Jimmy, you will be in my thoughts and prayers until you get some resolution here. I sincerely hope the news on the other end of the phone will be good news.
Bless you and Rose.
I don’t assume you’re perfect in the way you lead your life...but you seem quite impressive.
(Plus you rite real gud).
With you man.
You write with a heartbreaking precision, So many nice phrases in this; the arc of the story is impeccably wrought. No distractions, and yet it breathes steady, never urges. Your Voice is superb.
I hope steady and reflective comes to your daughter very soon. Stay loose, my daughter mastered her swings and your daughter can to.
Rated 'cause (like I say a lot) the hard road is usually the right road. I wish you peace in knowing you are doing the right thing. You can't save her...you can save yourself. And you are worth saving. But you know all this, being a friend of BWs.
It is very hard to let something/someone go after putting huge amounts of effort into it/her. But we had to, and you have to, and I am so sorry. I wish you all the best, my friend.
He relapsed.
I'm so sorry. So sorry.
Touch stuff. Tough love is the hardest love to learn. Hang in there, Dad. You're doing a very good job, both for Rose and for yourself.
rated
All the best. You relate this so clearly and strongly and we all feel for you.
Hang in there and God Bless you and Rose.
rated for honesty and for yours and Rose's recovery.
Thanks for the snapshot of your life with Rose. The "push and pull" of hope and letdown is palpable in your writing. I admire your "toughness" and I know you didn't write this so that you would be admired. Someone out here tonight has been helped by sharing this. A prayer for you and Rose.
PS: Going to get caught up on Shaving with Connie real soon. Thanks friend.
Hell, I'm STILL worried about you - are YOU ok?
I am glad that I feel guilty. I was told once not to compromise my principals because I am just damn tired. Too many parents don't stand their ground because of that very thing.
I say, have a heart like the moon, a hug like a bear, and eyes like an eagle. Don't miss anything. The slightest little nuance should be registered in your brain as a red flag when it comes to dealing with a bi polar person. Don't feel guilty for feeling guilty, it shows you have a heart. Sincerely, Bev... P.S. I borrowed this from no one... It is me talking to you from my heart Jimmy.
I went through something similar with my oldest boy. Went to Florida after high school. Came back a year later stoned out of his mind. On the day he asked me to pick him up at the DC bus station I took him to a close by Chinese restaurant and he was so far gone that he couldn't get a fork to his mouth.

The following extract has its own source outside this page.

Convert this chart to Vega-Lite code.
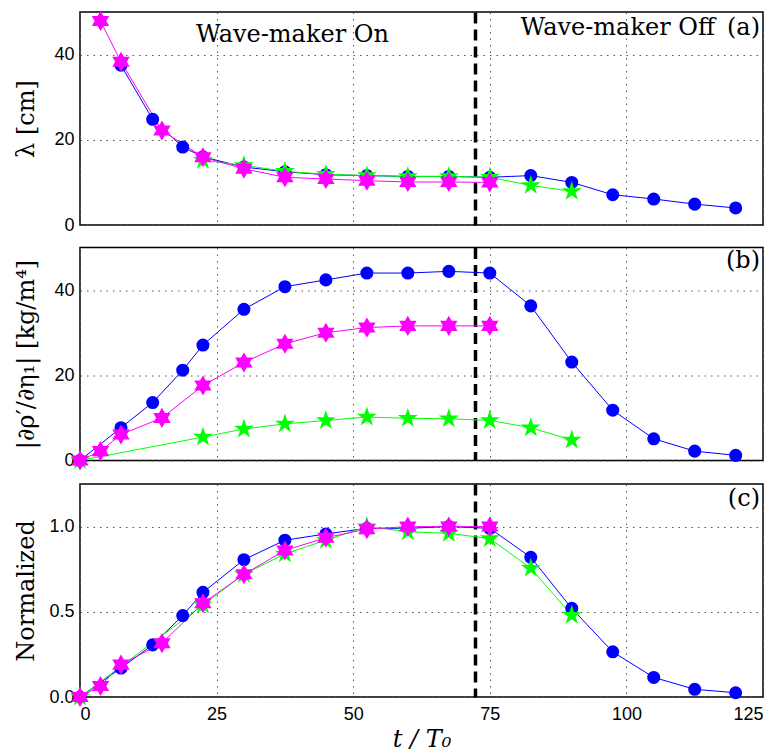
{
  "$schema": "https://vega.github.io/schema/vega-lite/v6.json",
  "padding": {"left": 13, "top": 10, "right": 2, "bottom": 0},
  "datasets": {
    "pts": [
      {"p":"a","s":"blue","t":7.5,"v":37.5},{"p":"a","s":"blue","t":13.3,"v":24.8},{"p":"a","s":"blue","t":18.8,"v":18.3},{"p":"a","s":"blue","t":22.5,"v":16.0},{"p":"a","s":"blue","t":30,"v":13.6},{"p":"a","s":"blue","t":37.5,"v":12.5},{"p":"a","s":"blue","t":45,"v":11.8},{"p":"a","s":"blue","t":52.5,"v":11.6},{"p":"a","s":"blue","t":60,"v":11.4},{"p":"a","s":"blue","t":67.5,"v":11.4},{"p":"a","s":"blue","t":75,"v":11.2},{"p":"a","s":"blue","t":82.5,"v":11.6},{"p":"a","s":"blue","t":90,"v":10.0},{"p":"a","s":"blue","t":97.5,"v":7.1},{"p":"a","s":"blue","t":105,"v":6.1},{"p":"a","s":"blue","t":112.5,"v":4.9},{"p":"a","s":"blue","t":120,"v":4.0},
      {"p":"b","s":"blue","t":0,"v":0},{"p":"b","s":"blue","t":7.5,"v":7.7},{"p":"b","s":"blue","t":13.3,"v":13.6},{"p":"b","s":"blue","t":18.8,"v":21.2},{"p":"b","s":"blue","t":22.5,"v":27.1},{"p":"b","s":"blue","t":30,"v":35.5},{"p":"b","s":"blue","t":37.5,"v":40.8},{"p":"b","s":"blue","t":45,"v":42.4},{"p":"b","s":"blue","t":52.5,"v":44.0},{"p":"b","s":"blue","t":60,"v":44.0},{"p":"b","s":"blue","t":67.5,"v":44.4},{"p":"b","s":"blue","t":75,"v":44.0},{"p":"b","s":"blue","t":82.5,"v":36.3},{"p":"b","s":"blue","t":90,"v":23.1},{"p":"b","s":"blue","t":97.5,"v":11.8},{"p":"b","s":"blue","t":105,"v":5.1},{"p":"b","s":"blue","t":112.5,"v":2.2},{"p":"b","s":"blue","t":120,"v":1.2},
      {"p":"c","s":"blue","t":0,"v":0},{"p":"c","s":"blue","t":7.5,"v":0.17},{"p":"c","s":"blue","t":13.3,"v":0.306},{"p":"c","s":"blue","t":18.8,"v":0.478},{"p":"c","s":"blue","t":22.5,"v":0.614},{"p":"c","s":"blue","t":30,"v":0.806},{"p":"c","s":"blue","t":37.5,"v":0.92},{"p":"c","s":"blue","t":45,"v":0.957},{"p":"c","s":"blue","t":52.5,"v":0.99},{"p":"c","s":"blue","t":60,"v":0.99},{"p":"c","s":"blue","t":67.5,"v":1.0},{"p":"c","s":"blue","t":75,"v":0.99},{"p":"c","s":"blue","t":82.5,"v":0.82},{"p":"c","s":"blue","t":90,"v":0.52},{"p":"c","s":"blue","t":97.5,"v":0.265},{"p":"c","s":"blue","t":105,"v":0.115},{"p":"c","s":"blue","t":112.5,"v":0.045},{"p":"c","s":"blue","t":120,"v":0.025},
      {"p":"a","s":"green","t":22.5,"v":15.2},{"p":"a","s":"green","t":30,"v":14.0},{"p":"a","s":"green","t":37.5,"v":12.6},{"p":"a","s":"green","t":45,"v":11.9},{"p":"a","s":"green","t":52.5,"v":11.6},{"p":"a","s":"green","t":60,"v":11.4},{"p":"a","s":"green","t":67.5,"v":11.4},{"p":"a","s":"green","t":75,"v":11.2},{"p":"a","s":"green","t":82.5,"v":9.3},{"p":"a","s":"green","t":90,"v":7.9},
      {"p":"b","s":"green","t":0,"v":0},{"p":"b","s":"green","t":22.5,"v":5.5},{"p":"b","s":"green","t":30,"v":7.4},{"p":"b","s":"green","t":37.5,"v":8.6},{"p":"b","s":"green","t":45,"v":9.4},{"p":"b","s":"green","t":52.5,"v":10.2},{"p":"b","s":"green","t":60,"v":9.9},{"p":"b","s":"green","t":67.5,"v":9.8},{"p":"b","s":"green","t":75,"v":9.4},{"p":"b","s":"green","t":82.5,"v":7.7},{"p":"b","s":"green","t":90,"v":4.8},
      {"p":"c","s":"green","t":0,"v":0},{"p":"c","s":"green","t":22.5,"v":0.54},{"p":"c","s":"green","t":30,"v":0.72},{"p":"c","s":"green","t":37.5,"v":0.84},{"p":"c","s":"green","t":45,"v":0.92},{"p":"c","s":"green","t":52.5,"v":1.0},{"p":"c","s":"green","t":60,"v":0.97},{"p":"c","s":"green","t":67.5,"v":0.96},{"p":"c","s":"green","t":75,"v":0.93},{"p":"c","s":"green","t":82.5,"v":0.756},{"p":"c","s":"green","t":90,"v":0.48},
      {"p":"a","s":"magenta","t":3.75,"v":47.9},{"p":"a","s":"magenta","t":7.5,"v":38.3},{"p":"a","s":"magenta","t":15,"v":22.2},{"p":"a","s":"magenta","t":22.5,"v":15.9},{"p":"a","s":"magenta","t":30,"v":13.2},{"p":"a","s":"magenta","t":37.5,"v":11.2},{"p":"a","s":"magenta","t":45,"v":10.8},{"p":"a","s":"magenta","t":52.5,"v":10.4},{"p":"a","s":"magenta","t":60,"v":10.1},{"p":"a","s":"magenta","t":67.5,"v":10.1},{"p":"a","s":"magenta","t":75,"v":10.0},
      {"p":"b","s":"magenta","t":0,"v":0},{"p":"b","s":"magenta","t":3.75,"v":2.2},{"p":"b","s":"magenta","t":7.5,"v":6.1},{"p":"b","s":"magenta","t":15,"v":10.0},{"p":"b","s":"magenta","t":22.5,"v":17.6},{"p":"b","s":"magenta","t":30,"v":23.0},{"p":"b","s":"magenta","t":37.5,"v":27.4},{"p":"b","s":"magenta","t":45,"v":30.0},{"p":"b","s":"magenta","t":52.5,"v":31.2},{"p":"b","s":"magenta","t":60,"v":31.6},{"p":"b","s":"magenta","t":67.5,"v":31.6},{"p":"b","s":"magenta","t":75,"v":31.6},
      {"p":"c","s":"magenta","t":0,"v":0},{"p":"c","s":"magenta","t":3.75,"v":0.065},{"p":"c","s":"magenta","t":7.5,"v":0.19},{"p":"c","s":"magenta","t":15,"v":0.316},{"p":"c","s":"magenta","t":22.5,"v":0.55},{"p":"c","s":"magenta","t":30,"v":0.72},{"p":"c","s":"magenta","t":37.5,"v":0.86},{"p":"c","s":"magenta","t":45,"v":0.935},{"p":"c","s":"magenta","t":52.5,"v":0.985},{"p":"c","s":"magenta","t":60,"v":1.0},{"p":"c","s":"magenta","t":67.5,"v":1.0},{"p":"c","s":"magenta","t":75,"v":1.0}
    ]
  },
  "vconcat": [
    {
      "width": 683, "height": 213,
      "title": {"text": "Wave-maker Off\u2002(a)", "offset": -29.3},
      "data": {"name": "pts"},
      "transform": [{"filter": "datum.p==='a'"}],
      "mark": {"type": "line", "strokeWidth": 1, "point": {"filled": true, "size": 170, "opacity": 1, "strokeWidth": 0}},
      "encoding": {
        "x": {"field": "t", "type": "quantitative", "scale": {"domain": [0, 125], "nice": false},
              "axis": {"values": [0, 25, 50, 72.3, 75, 100, 125], "labels": false, "title": "Wave-maker On", "titleX": 212, "titleY": -183.7, "titleBaseline": "alphabetic", "titleAlign": "center"}},
        "y": {"field": "v", "type": "quantitative", "scale": {"domain": [0, 50], "nice": false}, "axis": {"values": [0, 20, 40], "title": "λ [cm]"}},
        "color": {"field": "s", "type": "nominal", "scale": {"domain": ["blue", "green", "magenta"], "range": ["#0000ff", "#00ff00", "#ff00ff"]}, "legend": null},
        "shape": {"field": "s", "type": "nominal", "scale": {"domain": ["blue", "green", "magenta"], "range": ["circle", "M0,-1.6L0.359,-0.494L1.522,-0.494L0.58,0.189L0.94,1.294L0,0.61L-0.94,1.294L-0.58,0.189L-1.522,-0.494L-0.359,-0.494Z", "M0,-1.54L1.333,0.77L-1.333,0.77Z M0,1.54L-1.333,-0.77L1.333,-0.77Z"]}, "legend": null}
      }
    },
    {
      "width": 683, "height": 213,
      "title": {"text": "(b)", "offset": -25.7},
      "data": {"name": "pts"},
      "transform": [{"filter": "datum.p==='b'"}],
      "mark": {"type": "line", "strokeWidth": 1, "point": {"filled": true, "size": 170, "opacity": 1, "strokeWidth": 0}},
      "encoding": {
        "x": {"field": "t", "type": "quantitative", "scale": {"domain": [0, 125], "nice": false}, "axis": {"values": [0, 25, 50, 72.3, 75, 100, 125], "labels": false, "title": null}},
        "y": {"field": "v", "type": "quantitative", "scale": {"domain": [0, 50], "nice": false}, "axis": {"values": [0, 20, 40], "title": "|∂ρ′/∂η₁| [kg/m⁴]"}},
        "color": {"field": "s", "type": "nominal", "legend": null},
        "shape": {"field": "s", "type": "nominal", "legend": null}
      }
    },
    {
      "width": 683, "height": 213,
      "title": {"text": "(c)", "offset": -27.4},
      "data": {"name": "pts"},
      "transform": [{"filter": "datum.p==='c'"}],
      "mark": {"type": "line", "strokeWidth": 1, "point": {"filled": true, "size": 170, "opacity": 1, "strokeWidth": 0}},
      "encoding": {
        "x": {"field": "t", "type": "quantitative", "scale": {"domain": [0, 125], "nice": false},
              "axis": {"values": [0, 25, 50, 72.3, 75, 100, 125], "labelExpr": "datum.value == 72.3 ? '' : datum.label", "title": "t / T₀", "titleFontStyle": "italic", "labelPadding": 8, "titlePadding": 4}},
        "y": {"field": "v", "type": "quantitative", "scale": {"domain": [0, 1.25], "nice": false}, "axis": {"values": [0, 0.5, 1], "title": "Normalized"}},
        "color": {"field": "s", "type": "nominal", "legend": null},
        "shape": {"field": "s", "type": "nominal", "legend": null}
      }
    }
  ],
  "spacing": 11.5,
  "resolve": {"scale": {"y": "independent"}},
  "config": {
    "view": {"stroke": "black", "strokeWidth": 1.5},
    "title": {"font": "DejaVu Serif", "fontSize": 24, "fontWeight": "normal", "color": "black", "anchor": "end", "baseline": "alphabetic", "dx": -3},
    "axis": {
      "labelFont": "Liberation Sans", "labelFontSize": 18, "labelColor": "black", "labelPadding": 6,
      "titleFont": "DejaVu Serif", "titleFontWeight": "normal", "titleFontSize": 24, "titleColor": "black",
      "grid": true, "gridWidth": 1,
      "domain": false, "ticks": false
    },
    "axisX": {
      "gridColor": {"condition": {"test": "datum.value == 72.3", "value": "black"}, "value": "#555"},
      "gridDash": {"condition": {"test": "datum.value == 72.3", "value": [11, 6]}, "value": [1.5, 5]},
      "gridWidth": {"condition": {"test": "datum.value == 72.3", "value": 3.5}, "value": 1}
    },
    "axisY": {"gridColor": "#555", "gridDash": [1.5, 5], "minExtent": 30, "maxExtent": 30, "titlePadding": 12}
  }
}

I took him in on the condition that he get a job, clean up and go to a 12 step program. He seemed on track for three days, didn't come home one night and I got a call from #2 son who had his own appartment, that #1 had been stomped by some guys in a tavern in a small town outside of Frederick, Md.
They did an number on him. Worst was a busted up right eye socket, broken jaw and severe concussion. The bruises all over his body would go away. I wasn't so sure about his eye..
I got him to a good hospital in DC and one of the docs just back from Nam was a good plastics guy that put him together using what he could salvage from his eye socket and shavings from his hip.
The long rehab in the hospital meant no access to drugs. He dried out, came home and straightened himself out. Sort of cold turkey. Got good and never looked back.
Went to college, later got an MBA and has a nice family, two daughters.
Some stories do turn out all right. I pray your story with Rose does.
Monte
Hope pouring it out to this sympathetic and truly appreciative audience helps.